Her early works featured here are
oil paintings and water colours. She commonly worked with still-life
and landscape.
By the 1960's Betty started to produce
fabric pictures using a domestic sewing machine to applique layers
of fabric. She primarily worked in a pictorial way, often producing
'still-life' works, as well as portraits, images of 'mother and child'
as well as number of images of animals and birds, as featured here.

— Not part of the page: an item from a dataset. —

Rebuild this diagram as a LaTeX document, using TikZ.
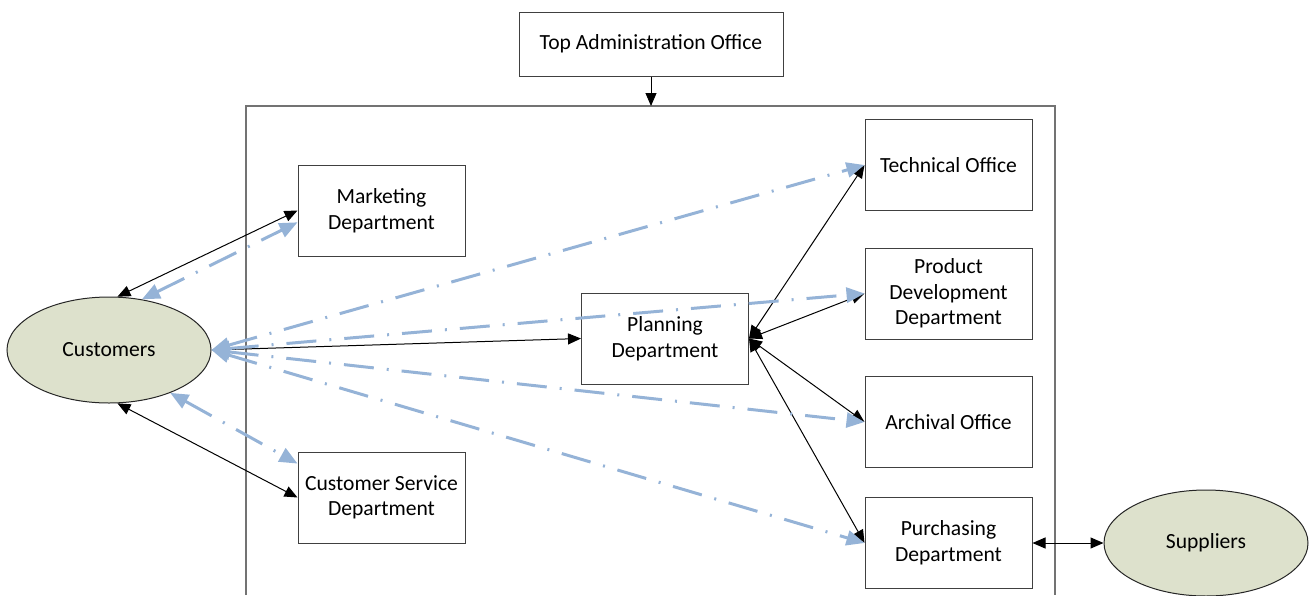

She drew inspiration from the Cubist works of Picasso
and Braque as well as the from the paintings of Cezanne, Matisse,
Dufy, Rouault and Chagall.
The photograph of Betty at her machine
with five of her children was taken for an article in the Women's
Weekly featuring Betty's fabric pictures, taken in about 1961. The
group is set around the sewing machine because the focus of the article
was that Betty was using it to create her artwork.
Because of the fragile nature of fabric, very few
works have survived from these years.
The close ups images of the still-life work featured
in the image gallery show the use of applique techniques with zig-zag
stitching around the edges.
In addition Betty 'drew' with a darning foot attachment
which allows the machine to be manipulated with a free line, without
the constraints of forward and reverse.
The machine embroidered cat is from about 1968 and is
an example of the many fabric pictures completed by Betty during the
1960's and 1970's. The surface work is 'drawn' with the darning foot
of her domestic sewing machine.
The applique rooster is from about 1975 and combines
batik in the background with machine embroidery. It is lightly quilted
with a dacron backing.
At this time Betty was working full time as an
art teacher and produced many artworks combining batik and embroidery.
She had a dedicated studio set up with an
industrial chain stitch sewing machine. She
also worked with knitting machines to produce
garments and later incorporated knitting in her large wool murals.
The majority of the paintings and fabric pictures
featured here come from the private collections of her sister, Ann
Hall, and her niece, Susie Hall, both of Wellington.